April 24, 2019 / 3:11 AM / 3 months ago

Breakingviews - China’s game makers face a shapeshifting boss

A child plays the game "Honour of Kings" by Tencent at home in Dezhou, Shandong province, China July 2, 2017. Picture taken July 2, 2017. REUTERS/Stringer ATTENTION EDITORS - THIS IMAGE WAS PROVIDED BY A THIRD PARTY. CHINA OUT. NO COMMERCIAL OR EDITORIAL SALES IN CHINA.

HONG KONG (Reuters Breakingviews) - China’s video-game industry needs a predictable boss. After a freeze on approvals for most of last year, officials last week issued new guidelines for applications that point to a future of fewer titles and blander content. That should prove a manageable outcome for the $475 billion Tencent, backer of PlayerUnknown’s Battlegrounds, as well as the $35 billion NetEase. Yet the whims of a revamped regulator finding its feet mean the industry still deserves a discount. 
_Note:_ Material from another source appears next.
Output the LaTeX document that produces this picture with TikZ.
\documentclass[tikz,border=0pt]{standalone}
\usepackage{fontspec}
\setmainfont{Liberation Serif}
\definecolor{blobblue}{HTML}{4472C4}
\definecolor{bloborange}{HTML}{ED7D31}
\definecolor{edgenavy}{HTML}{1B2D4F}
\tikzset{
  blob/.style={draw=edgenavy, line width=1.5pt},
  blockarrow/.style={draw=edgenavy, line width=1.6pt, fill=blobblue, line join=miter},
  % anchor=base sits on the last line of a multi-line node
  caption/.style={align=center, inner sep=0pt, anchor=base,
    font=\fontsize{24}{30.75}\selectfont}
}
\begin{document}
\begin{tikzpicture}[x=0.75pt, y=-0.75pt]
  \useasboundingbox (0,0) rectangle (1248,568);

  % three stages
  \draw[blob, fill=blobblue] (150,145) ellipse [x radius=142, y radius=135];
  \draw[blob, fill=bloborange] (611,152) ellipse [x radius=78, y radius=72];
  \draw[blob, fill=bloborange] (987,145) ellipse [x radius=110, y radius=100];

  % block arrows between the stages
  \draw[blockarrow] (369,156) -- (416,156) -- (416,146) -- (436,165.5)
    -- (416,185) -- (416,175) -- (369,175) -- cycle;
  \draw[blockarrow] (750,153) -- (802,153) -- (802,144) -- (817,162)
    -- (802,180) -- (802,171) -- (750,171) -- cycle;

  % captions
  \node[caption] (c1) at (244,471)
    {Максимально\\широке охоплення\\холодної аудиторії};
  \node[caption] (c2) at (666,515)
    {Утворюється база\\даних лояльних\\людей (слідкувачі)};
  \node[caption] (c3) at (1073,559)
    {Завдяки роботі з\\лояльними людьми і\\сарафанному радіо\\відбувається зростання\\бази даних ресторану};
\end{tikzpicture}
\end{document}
A bureaucratic reshuffle last year, in part to give greater authority to the Chinese Communist Party’s propaganda department, may have led to the surprising regulatory halt for licences that allow firms to earn income from titles, for instance, via in-game purchases. The education ministry also took aim at developers in its effort to combat myopia among children. The latter move alone shaved about $20 billion off Tencent’s market capitalisation the day after the news broke. Although approvals resumed in December, fewer than 800 titles were approved in the first quarter to the end of March this year, down from nearly 2,000 during the same period last year, according to Niko Partners, a research and consulting firm.

Officials’ broad push for uncontroversial content will be less than enticing for gamers. Yet regulation that weeds out some of the copy-cat clutter and discourages titles that promote perceived social ills, including gambling, might be a boon to more established and innovative players: poker and mahjong titles seem to have absorbed the brunt of the first-quarter approval decrease, for example. 
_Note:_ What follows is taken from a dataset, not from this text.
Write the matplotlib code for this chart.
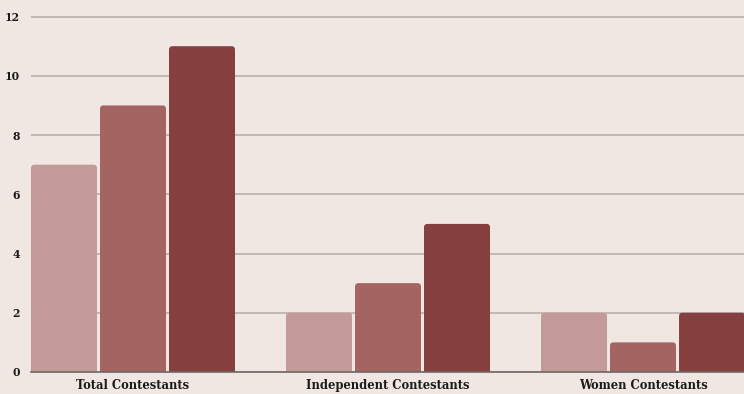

The bigger worry is that last year’s sudden lurch towards more conservative oversight came with little warning and seems to be a work in progress. The industry’s political uncertainty casts an uncertain shadow over even Chinese video-gaming streaming platforms like DouYu International, which this week filed for an initial public offering in New York; sources have previously told Reuters that the outfit was aiming to raise about $500 million.

DouYu’s documentation warns of the “complex” and “evolving” regulatory environment. As it should: the platform was reportedly pulled last year from a number of app stores, after Beijing cracked down on allegedly inappropriate content. Video-game characters often have special powers, and the regulator is taking that to heart.